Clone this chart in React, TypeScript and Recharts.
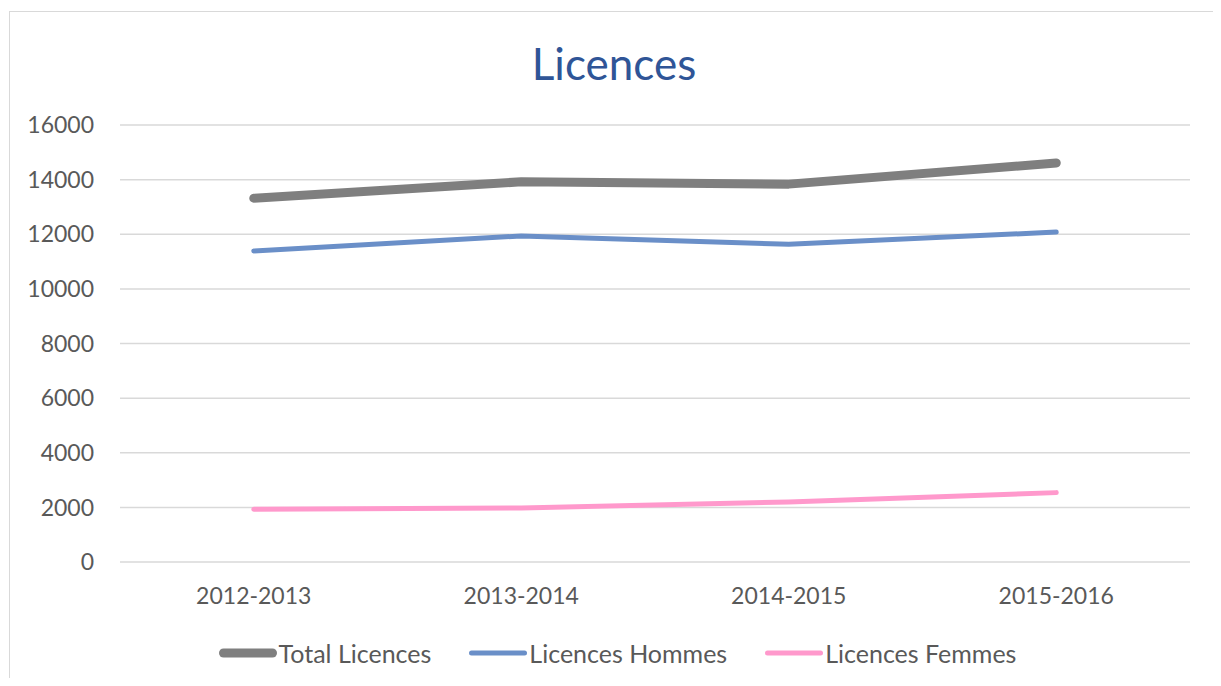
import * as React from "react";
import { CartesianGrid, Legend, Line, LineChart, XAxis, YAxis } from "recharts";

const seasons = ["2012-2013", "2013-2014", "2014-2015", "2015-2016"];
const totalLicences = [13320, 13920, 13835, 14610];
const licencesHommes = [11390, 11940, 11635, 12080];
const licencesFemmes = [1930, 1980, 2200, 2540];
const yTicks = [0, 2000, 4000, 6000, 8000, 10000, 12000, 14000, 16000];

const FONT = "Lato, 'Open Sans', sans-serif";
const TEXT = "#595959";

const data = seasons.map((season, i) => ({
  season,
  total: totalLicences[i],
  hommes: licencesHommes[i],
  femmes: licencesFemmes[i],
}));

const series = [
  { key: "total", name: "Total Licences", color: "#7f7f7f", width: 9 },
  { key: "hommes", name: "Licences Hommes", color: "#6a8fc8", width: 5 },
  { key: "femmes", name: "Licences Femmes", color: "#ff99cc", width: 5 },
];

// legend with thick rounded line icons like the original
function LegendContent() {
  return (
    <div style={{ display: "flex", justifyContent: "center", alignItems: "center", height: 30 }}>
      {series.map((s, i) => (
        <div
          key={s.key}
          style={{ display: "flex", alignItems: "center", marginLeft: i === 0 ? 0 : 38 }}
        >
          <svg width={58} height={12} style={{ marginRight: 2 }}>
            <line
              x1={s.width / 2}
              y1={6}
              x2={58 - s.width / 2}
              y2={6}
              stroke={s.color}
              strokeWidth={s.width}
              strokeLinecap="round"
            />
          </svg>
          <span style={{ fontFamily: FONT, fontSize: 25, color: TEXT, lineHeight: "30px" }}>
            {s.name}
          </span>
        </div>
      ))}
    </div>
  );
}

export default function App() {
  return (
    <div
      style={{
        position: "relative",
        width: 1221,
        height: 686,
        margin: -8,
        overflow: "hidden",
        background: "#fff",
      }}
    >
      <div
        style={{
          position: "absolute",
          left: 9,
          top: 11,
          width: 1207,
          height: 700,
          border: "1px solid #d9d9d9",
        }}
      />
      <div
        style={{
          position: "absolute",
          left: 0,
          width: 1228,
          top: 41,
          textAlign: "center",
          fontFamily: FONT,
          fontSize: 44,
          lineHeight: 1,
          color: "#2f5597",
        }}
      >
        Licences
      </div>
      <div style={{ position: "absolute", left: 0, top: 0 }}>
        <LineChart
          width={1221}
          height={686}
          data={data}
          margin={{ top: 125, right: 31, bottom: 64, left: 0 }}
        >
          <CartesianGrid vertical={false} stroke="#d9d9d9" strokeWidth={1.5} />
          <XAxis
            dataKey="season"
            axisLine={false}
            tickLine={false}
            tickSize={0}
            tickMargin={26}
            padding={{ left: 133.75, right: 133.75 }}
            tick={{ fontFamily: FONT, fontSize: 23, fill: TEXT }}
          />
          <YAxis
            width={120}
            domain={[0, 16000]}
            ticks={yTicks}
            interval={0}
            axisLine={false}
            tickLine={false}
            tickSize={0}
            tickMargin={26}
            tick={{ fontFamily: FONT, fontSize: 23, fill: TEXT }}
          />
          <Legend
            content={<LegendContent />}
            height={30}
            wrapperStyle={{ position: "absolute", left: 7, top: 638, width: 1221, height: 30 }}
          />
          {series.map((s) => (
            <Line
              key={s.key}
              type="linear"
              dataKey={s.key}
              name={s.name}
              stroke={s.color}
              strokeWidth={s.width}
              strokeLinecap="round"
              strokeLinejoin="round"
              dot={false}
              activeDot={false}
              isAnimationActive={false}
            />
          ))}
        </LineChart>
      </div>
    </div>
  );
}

**********

# [EXERCISE GOAL]
Copy out all of the material exactly as written, without its pictures.

# [RESPONSE BELOW]
Clone this chart in React, TypeScript and Recharts.
import * as React from "react";
import { CartesianGrid, Legend, Line, LineChart, XAxis, YAxis } from "recharts";

const seasons = ["2012-2013", "2013-2014", "2014-2015", "2015-2016"];
const totalLicences = [13320, 13920, 13835, 14610];
const licencesHommes = [11390, 11940, 11635, 12080];
const licencesFemmes = [1930, 1980, 2200, 2540];
const yTicks = [0, 2000, 4000, 6000, 8000, 10000, 12000, 14000, 16000];

const FONT = "Lato, 'Open Sans', sans-serif";
const TEXT = "#595959";

const data = seasons.map((season, i) => ({
  season,
  total: totalLicences[i],
  hommes: licencesHommes[i],
  femmes: licencesFemmes[i],
}));

const series = [
  { key: "total", name: "Total Licences", color: "#7f7f7f", width: 9 },
  { key: "hommes", name: "Licences Hommes", color: "#6a8fc8", width: 5 },
  { key: "femmes", name: "Licences Femmes", color: "#ff99cc", width: 5 },
];

// legend with thick rounded line icons like the original
function LegendContent() {
  return (
    <div style={{ display: "flex", justifyContent: "center", alignItems: "center", height: 30 }}>
      {series.map((s, i) => (
        <div
          key={s.key}
          style={{ display: "flex", alignItems: "center", marginLeft: i === 0 ? 0 : 38 }}
        >
          <svg width={58} height={12} style={{ marginRight: 2 }}>
            <line
              x1={s.width / 2}
              y1={6}
              x2={58 - s.width / 2}
              y2={6}
              stroke={s.color}
              strokeWidth={s.width}
              strokeLinecap="round"
            />
          </svg>
          <span style={{ fontFamily: FONT, fontSize: 25, color: TEXT, lineHeight: "30px" }}>
            {s.name}
          </span>
        </div>
      ))}
    </div>
  );
}

export default function App() {
  return (
    <div
      style={{
        position: "relative",
        width: 1221,
        height: 686,
        margin: -8,
        overflow: "hidden",
        background: "#fff",
      }}
    >
      <div
        style={{
          position: "absolute",
          left: 9,
          top: 11,
          width: 1207,
          height: 700,
          border: "1px solid #d9d9d9",
        }}
      />
      <div
        style={{
          position: "absolute",
          left: 0,
          width: 1228,
          top: 41,
          textAlign: "center",
          fontFamily: FONT,
          fontSize: 44,
          lineHeight: 1,
          color: "#2f5597",
        }}
      >
        Licences
      </div>
      <div style={{ position: "absolute", left: 0, top: 0 }}>
        <LineChart
          width={1221}
          height={686}
          data={data}
          margin={{ top: 125, right: 31, bottom: 64, left: 0 }}
        >
          <CartesianGrid vertical={false} stroke="#d9d9d9" strokeWidth={1.5} />
          <XAxis
            dataKey="season"
            axisLine={false}
            tickLine={false}
            tickSize={0}
            tickMargin={26}
            padding={{ left: 133.75, right: 133.75 }}
            tick={{ fontFamily: FONT, fontSize: 23, fill: TEXT }}
          />
          <YAxis
            width={120}
            domain={[0, 16000]}
            ticks={yTicks}
            interval={0}
            axisLine={false}
            tickLine={false}
            tickSize={0}
            tickMargin={26}
            tick={{ fontFamily: FONT, fontSize: 23, fill: TEXT }}
          />
          <Legend
            content={<LegendContent />}
            height={30}
            wrapperStyle={{ position: "absolute", left: 7, top: 638, width: 1221, height: 30 }}
          />
          {series.map((s) => (
            <Line
              key={s.key}
              type="linear"
              dataKey={s.key}
              name={s.name}
              stroke={s.color}
              strokeWidth={s.width}
              strokeLinecap="round"
              strokeLinejoin="round"
              dot={false}
              activeDot={false}
              isAnimationActive={false}
            />
          ))}
        </LineChart>
      </div>
    </div>
  );
}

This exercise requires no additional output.